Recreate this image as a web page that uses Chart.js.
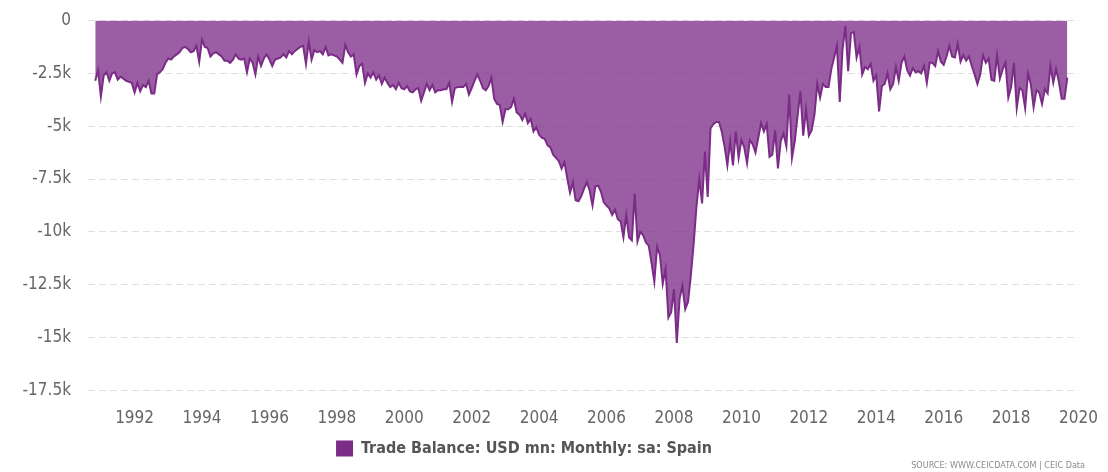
<!DOCTYPE html>
<html>
<head>
<meta charset="utf-8">
<script src="https://cdn.jsdelivr.net/npm/chart.js@4.4.1/dist/chart.umd.min.js"></script>
<style>
  html, body { margin: 0; padding: 0; background: #ffffff; }
  #wrap { position: relative; width: 1108px; height: 472px; overflow: hidden; }
  #source {
    position: absolute; right: 23px; top: 460px;
    font: 9px 'Liberation Sans Narrow', 'DejaVu Sans Condensed', 'Liberation Sans', sans-serif;
    color: #8c8c8c; white-space: nowrap;
  }
</style>
</head>
<body>
<div id="wrap">
  <canvas id="chart" width="1108" height="472"></canvas>
  <div id="source">SOURCE: WWW.CEICDATA.COM | CEIC Data</div>
</div>
<script>
// ---- Data: Trade Balance, USD mn, monthly, seasonally adjusted, Spain ----
const seriesName = 'Trade Balance: USD mn: Monthly: sa: Spain';
const startYear = 1990;
const startMonth = 11; // first observation: Nov 1990

// Nov 1990 - Dec 1999
const tb1990s = [
  -2850, -2350,
  -3600, -2600, -2450, -2850, -2500, -2450, -2800, -2650, -2750, -2850, -2900, -2950,
  -3400, -2950, -3350, -3050, -3150, -2850, -3450, -3450, -2550, -2450, -2300, -2000,
  -1800, -1850, -1700, -1600, -1500, -1300, -1250, -1350, -1500, -1450, -1200, -1950,
  -900, -1250, -1300, -1700, -1550, -1500, -1600, -1700, -1900, -1900, -2000, -1850,
  -1600, -1800, -1850, -1800, -2450, -1800, -2000, -2550, -1700, -2150, -1800, -1600,
  -1850, -2150, -1850, -1800, -1750, -1600, -1750, -1450, -1600, -1450, -1350, -1250,
  -1200, -2050, -1000, -1850, -1400, -1500, -1450, -1600, -1250, -1650, -1600, -1650,
  -1700, -1850, -2000, -1150, -1500, -1700, -1600, -2550, -2150, -2050, -2950, -2500,
  -2700, -2450, -2800, -2600, -3000, -2700, -2950, -3150, -3050, -3250, -2950, -3200
];
// Jan 2000 - Dec 2009
const tb2000s = [
  -3250, -3100, -3350, -3400, -3250, -3200, -3800, -3400, -3000, -3300, -3050, -3400,
  -3300, -3300, -3250, -3250, -2950, -3850, -3200, -3150, -3150, -3150, -3000, -3500,
  -3200, -2850, -2550, -2850, -3200, -3300, -3100, -2700, -3700, -3950, -4000, -4800,
  -4200, -4200, -4100, -3700, -4350, -4450, -4700, -4400, -4850, -4650, -5250, -5050,
  -5400, -5550, -5600, -5900, -6000, -6350, -6500, -6650, -7000, -6700, -7450, -8150,
  -7650, -8500, -8550, -8300, -7950, -7650, -8050, -8750, -7850, -7800, -8100, -8600,
  -8750, -8900, -9200, -8950, -9400, -9500, -10250, -9200, -10250, -10400, -8200, -10450,
  -10000, -10150, -10500, -10650, -11450, -12350, -10700, -11100, -12450, -11750, -14050, -13800,
  -12700, -15250, -13150, -12550, -13650, -13300, -12050, -10550, -8800, -7500, -8650, -6200,
  -8350, -5100, -4900, -4800, -4800, -5250, -5950, -6850, -5700, -6850, -5250, -6500
];
// Jan 2010 - Sep 2019
const tb2010s = [
  -5650, -6000, -6750, -5650, -5850, -6250, -5550, -4850, -5250, -4900, -6450, -6350,
  -5200, -7000, -5700, -5350, -5950, -3500, -6500, -5700, -4500, -3350, -5450, -4200,
  -5450, -5200, -4450, -3000, -3650, -3000, -3150, -3150, -2300, -1750, -1200, -3850,
  -1350, -250, -2400, -600, -550, -1750, -1250, -2550, -2200, -2300, -2050, -2850,
  -2600, -4300, -3100, -3000, -2500, -3250, -3000, -2200, -2850, -2000, -1700, -2350,
  -2600, -2250, -2450, -2400, -2500, -2150, -2950, -2000, -2000, -2150, -1450, -1950,
  -2100, -1700, -1200, -1700, -1750, -1100, -1950, -1650, -1900, -1700, -2150, -2550,
  -3000, -2550, -1650, -2000, -1800, -2800, -2850, -1650, -2750, -2300, -2000, -3650,
  -3150, -2000, -4150, -3200, -3300, -4150, -2500, -3000, -4100, -3300, -3400, -3950,
  -3250, -3450, -2150, -2950, -2300, -2900, -3700, -3700, -2700
];

// Axis tick values
const xTickYears = [1992, 1994, 1996, 1998, 2000, 2002, 2004, 2006, 2008, 2010, 2012, 2014, 2016, 2018, 2020];
const yTickValues = [0, -2500, -5000, -7500, -10000, -12500, -15000, -17500];

// ---- Build chart ----
const allValues = [...tb1990s, ...tb2000s, ...tb2010s];
const points = allValues.map((v, i) => ({ x: startYear + (startMonth - 1 + i) / 12, y: v }));

const FONT = "'Liberation Sans Narrow', 'DejaVu Sans Condensed', 'Liberation Sans', sans-serif";
Chart.defaults.font.family = FONT;

const LINE = '#7b2c87';
const FILL = 'rgba(123, 44, 135, 0.76)';
const LEGEND_TEXT = '#555555';

// shift the legend a little to the left, as in the original layout
const legendShift = {
  id: 'legendShift',
  afterLayout(chart) {
    const lg = chart.legend;
    if (lg) { lg.left -= 19; lg.right -= 19; }
  }
};

new Chart(document.getElementById('chart'), {
  type: 'line',
  data: {
    datasets: [{
      label: seriesName,
      data: points,
      borderColor: LINE,
      backgroundColor: FILL,
      borderWidth: 2,
      pointRadius: 0,
      pointHoverRadius: 0,
      tension: 0,
      fill: 'origin'
    }]
  },
  plugins: [legendShift],
  options: {
    responsive: false,
    animation: false,
    devicePixelRatio: 1,
    layout: { padding: { top: 20.5, right: 22, bottom: 5.5, left: 0 } },
    plugins: {
      tooltip: { enabled: false },
      legend: {
        display: true,
        position: 'bottom',
        labels: {
          color: LEGEND_TEXT,
          font: { size: 16, weight: 'bold', family: FONT },
          boxWidth: 17,
          boxHeight: 16,
          padding: 15,
          generateLabels: (chart) => [{
            text: seriesName,
            fillStyle: LINE,
            strokeStyle: LINE,
            fontColor: LEGEND_TEXT,
            lineWidth: 0,
            hidden: false,
            datasetIndex: 0
          }]
        }
      }
    },
    scales: {
      x: {
        type: 'linear',
        min: 1990.618,
        max: 2020,
        grid: { display: false },
        border: { display: false },
        afterBuildTicks: (s) => { s.ticks = xTickYears.map(v => ({ value: v })); },
        afterFit: (s) => { s.height = 35; },
        ticks: {
          color: '#666666',
          font: { size: 17 },
          padding: 10,
          autoSkip: false,
          maxRotation: 0,
          callback: (v) => String(v)
        }
      },
      y: {
        min: -17500,
        max: 0,
        afterBuildTicks: (s) => { s.ticks = yTickValues.map(v => ({ value: v })); },
        afterFit: (s) => { s.width = 88; s.paddingTop = 0; s.paddingBottom = 0; },
        grid: { color: '#e0e0e0', lineWidth: 1, drawTicks: false },
        border: { display: false, dash: [7, 4] },
        ticks: {
          color: '#666666',
          font: { size: 17 },
          padding: 17,
          callback: (v) => v === 0 ? '0' : (v / 1000) + 'k'
        }
      }
    }
  }
});
</script>
</body>
</html>
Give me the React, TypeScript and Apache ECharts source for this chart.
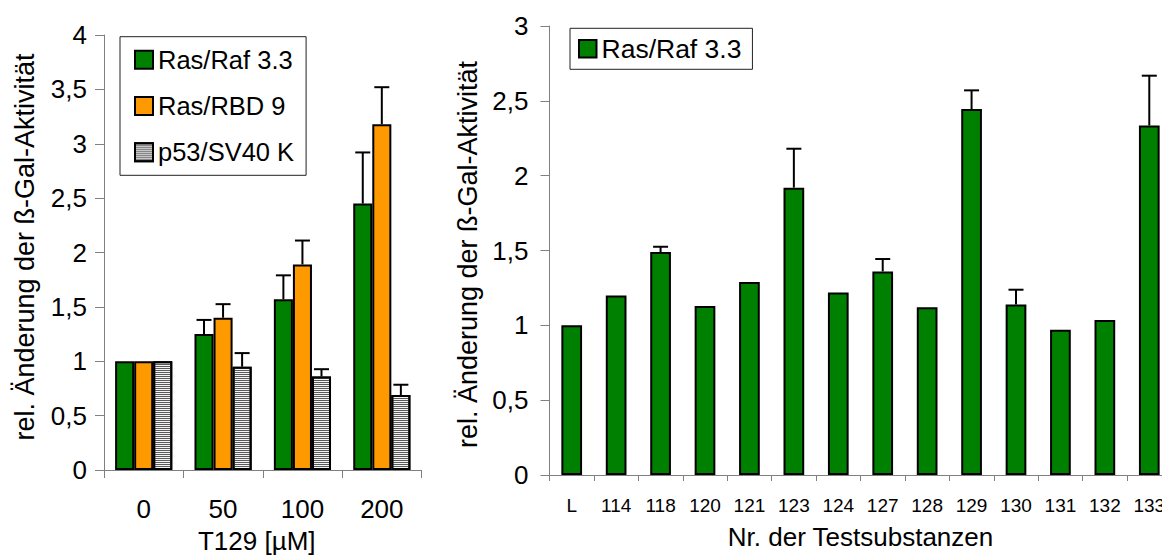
import React, { useEffect, useRef } from 'react';
import * as echarts from 'echarts';

// ---- Left chart: dose response (T129 [µM]) ----
const leftCategories = ['0', '50', '100', '200'];
const rasRafDose = [1, 1.25, 1.57, 2.45];
const rasRafDoseErr = [0, 0.13, 0.22, 0.47];
const rasRbdDose = [1, 1.4, 1.89, 3.18];
const rasRbdDoseErr = [0, 0.125, 0.22, 0.34];
const p53Dose = [1, 0.95, 0.86, 0.69];
const p53DoseErr = [0, 0.125, 0.067, 0.094];
const leftYTicks = ['0', '0,5', '1', '1,5', '2', '2,5', '3', '3,5', '4'];

// ---- Right chart: test substances ----
const rightCategories = ['L', '114', '118', '120', '121', '123', '124', '127', '128', '129', '130', '131', '132', '133'];
const rasRafScreen = [1.0, 1.2, 1.49, 1.13, 1.29, 1.92, 1.22, 1.36, 1.12, 2.445, 1.14, 0.97, 1.035, 2.335];
const rasRafScreenErr = [0, 0, 0.035, 0, 0, 0.26, 0, 0.083, 0, 0.125, 0.098, 0, 0, 0.333];
const rightYTicks = ['0', '0,5', '1', '1,5', '2', '2,5', '3'];

const FONT = '"Liberation Sans", Arial, Helvetica, sans-serif';
const GREEN = '#008000';
const ORANGE = '#ff9900';
const AXIS_GRAY = '#808080';

function errSeries(axisIdx: number, values: number[], errs: number[], pos: number, count: number, gapFrac: number, name: string) {
  return {
    type: 'custom',
    name,
    xAxisIndex: axisIdx,
    yAxisIndex: axisIdx,
    z: 5,
    silent: true,
    data: values.map((v, i) => [i, v, v + errs[i]]).filter((d) => d[2] > d[1]),
    renderItem: (params: any, api: any) => {
      const cat = api.value(0);
      const base = api.coord([cat, api.value(1)]);
      const top = api.coord([cat, api.value(2)]);
      const band = api.size([1, 0])[0];
      const barW = (band * (1 - gapFrac)) / count;
      const x = base[0] + (pos - (count - 1) / 2) * barW;
      return {
        type: 'group',
        children: [
          { type: 'line', shape: { x1: x, y1: base[1], x2: x, y2: top[1] }, style: { stroke: '#000', lineWidth: 2 } },
          { type: 'line', shape: { x1: x - 7.5, y1: top[1], x2: x + 7.5, y2: top[1] }, style: { stroke: '#000', lineWidth: 2 } },
        ],
      };
    },
  };
}

export default function App() {
  const ref = useRef<HTMLDivElement>(null);

  useEffect(() => {
    if (!ref.current) return;
    const chart = echarts.init(ref.current, undefined, { renderer: 'svg' });
    const axisLine = { show: true, lineStyle: { color: AXIS_GRAY, width: 1 } };
    const axisTick = { show: true, length: 9, inside: false, lineStyle: { color: AXIS_GRAY, width: 1 } };
    const leftGap = 0.28;

    chart.setOption({
      animation: false,
      backgroundColor: '#ffffff',
      textStyle: { fontFamily: FONT, color: '#000' },
      grid: [
        { left: 104, top: 35, width: 317.5, height: 439, containLabel: false },
        { left: 549.5, top: 26, width: 622, height: 449, containLabel: false },
      ],
      legend: [
        {
          orient: 'vertical',
          left: 120,
          top: 36.7,
          data: ['Ras/Raf 3.3', 'Ras/RBD 9', 'p53/SV40 K'],
          itemWidth: 18,
          itemHeight: 18,
          itemGap: 20.3,
          padding: [10, 12, 10, 14],
          borderColor: '#222',
          borderWidth: 1,
          icon: 'rect',
          selectedMode: false,
          textStyle: { fontSize: 25.5, lineHeight: 26, color: '#000', fontFamily: FONT },
        },
        {
          orient: 'horizontal',
          left: 570,
          top: 28.3,
          data: ['Ras/Raf 3.3'],
          itemWidth: 17.5,
          itemHeight: 17.5,
          padding: [7, 11, 7, 8],
          borderColor: '#222',
          borderWidth: 1,
          icon: 'rect',
          selectedMode: false,
          textStyle: { fontSize: 26.5, lineHeight: 26, color: '#000', fontFamily: FONT },
        },
      ],
      xAxis: [
        {
          type: 'category',
          gridIndex: 0,
          data: leftCategories,
          boundaryGap: true,
          axisLine,
          axisTick: { ...axisTick, length: 8 },
          axisLabel: { interval: 0, margin: 25.5, fontSize: 26, color: '#000', fontFamily: FONT },
          name: 'T129 [µM]',
          nameLocation: 'middle',
          nameGap: 58,
          nameTextStyle: { fontSize: 26, color: '#000', fontFamily: FONT, padding: [0, 12, 0, 0] },
          splitLine: { show: false },
        },
        {
          type: 'category',
          gridIndex: 1,
          data: rightCategories,
          boundaryGap: true,
          axisLine,
          axisTick: { ...axisTick, length: 6 },
          axisLabel: { interval: 0, margin: 20.5, fontSize: 19, color: '#000', fontFamily: FONT },
          name: 'Nr. der Testsubstanzen',
          nameLocation: 'middle',
          nameGap: 49,
          nameTextStyle: { fontSize: 26, color: '#000', fontFamily: FONT },
          splitLine: { show: false },
        },
      ],
      yAxis: [
        {
          type: 'value',
          gridIndex: 0,
          min: 0,
          max: 4,
          interval: 0.5,
          axisLine,
          axisTick,
          splitLine: { show: false },
          axisLabel: {
            margin: 17,
            fontSize: 26,
            color: '#000',
            fontFamily: FONT,
            formatter: (v: number) => leftYTicks[Math.round(v / 0.5)],
          },
          name: 'rel. Änderung der ß-Gal-Aktivität',
          nameLocation: 'middle',
          nameGap: 66,
          nameRotate: 90,
          nameTextStyle: { fontSize: 27, color: '#000', fontFamily: FONT, padding: [0, 0, 0, 11] },
        },
        {
          type: 'value',
          gridIndex: 1,
          min: 0,
          max: 3,
          interval: 0.5,
          axisLine,
          axisTick,
          splitLine: { show: false },
          axisLabel: {
            margin: 21,
            fontSize: 26,
            color: '#000',
            fontFamily: FONT,
            formatter: (v: number) => rightYTicks[Math.round(v / 0.5)],
          },
          name: 'rel. Änderung der ß-Gal-Aktivität',
          nameLocation: 'middle',
          nameGap: 66,
          nameRotate: 90,
          nameTextStyle: { fontSize: 27, color: '#000', fontFamily: FONT, padding: [0, 8, 0, 0] },
        },
      ],
      series: [
        {
          type: 'bar',
          name: 'Ras/Raf 3.3',
          xAxisIndex: 0,
          yAxisIndex: 0,
          data: rasRafDose,
          barGap: '0%',
          barCategoryGap: '28%',
          itemStyle: { color: GREEN, borderColor: '#000', borderWidth: 2 },
        },
        {
          type: 'bar',
          name: 'Ras/RBD 9',
          xAxisIndex: 0,
          yAxisIndex: 0,
          data: rasRbdDose,
          barGap: '0%',
          barCategoryGap: '28%',
          itemStyle: { color: ORANGE, borderColor: '#000', borderWidth: 2 },
        },
        {
          type: 'bar',
          name: 'p53/SV40 K',
          xAxisIndex: 0,
          yAxisIndex: 0,
          data: p53Dose,
          barGap: '0%',
          barCategoryGap: '28%',
          itemStyle: {
            color: '#f4f4f4',
            borderColor: '#000',
            borderWidth: 2,
            decal: {
              symbol: 'rect',
              symbolSize: 1,
              color: '#5a5a5a',
              dashArrayX: [1, 0],
              dashArrayY: [1, 1],
              rotation: 0,
            },
          },
        },
        errSeries(0, rasRafDose, rasRafDoseErr, 0, 3, leftGap, 'errRasRaf'),
        errSeries(0, rasRbdDose, rasRbdDoseErr, 1, 3, leftGap, 'errRasRbd'),
        errSeries(0, p53Dose, p53DoseErr, 2, 3, leftGap, 'errP53'),
        {
          type: 'bar',
          name: 'Ras/Raf 3.3',
          xAxisIndex: 1,
          yAxisIndex: 1,
          data: rasRafScreen,
          barWidth: '46.6%',
          itemStyle: { color: GREEN, borderColor: '#000', borderWidth: 2 },
        },
        errSeries(1, rasRafScreen, rasRafScreenErr, 0, 1, 0, 'errScreen'),
      ],
    });

    return () => {
      chart.dispose();
    };
  }, []);

  return (
    <div style={{ position: 'fixed', left: 0, top: 0, width: 1162, height: 559, overflow: 'hidden', background: '#fff' }}>
      <div ref={ref} style={{ width: 1200, height: 559 }} />
    </div>
  );
}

# # # #

Search the entries for the word "this" and copy every line that has it.

Recreate this image as a web page that uses Chart.js.
Give me the React, TypeScript and Apache ECharts source for this chart.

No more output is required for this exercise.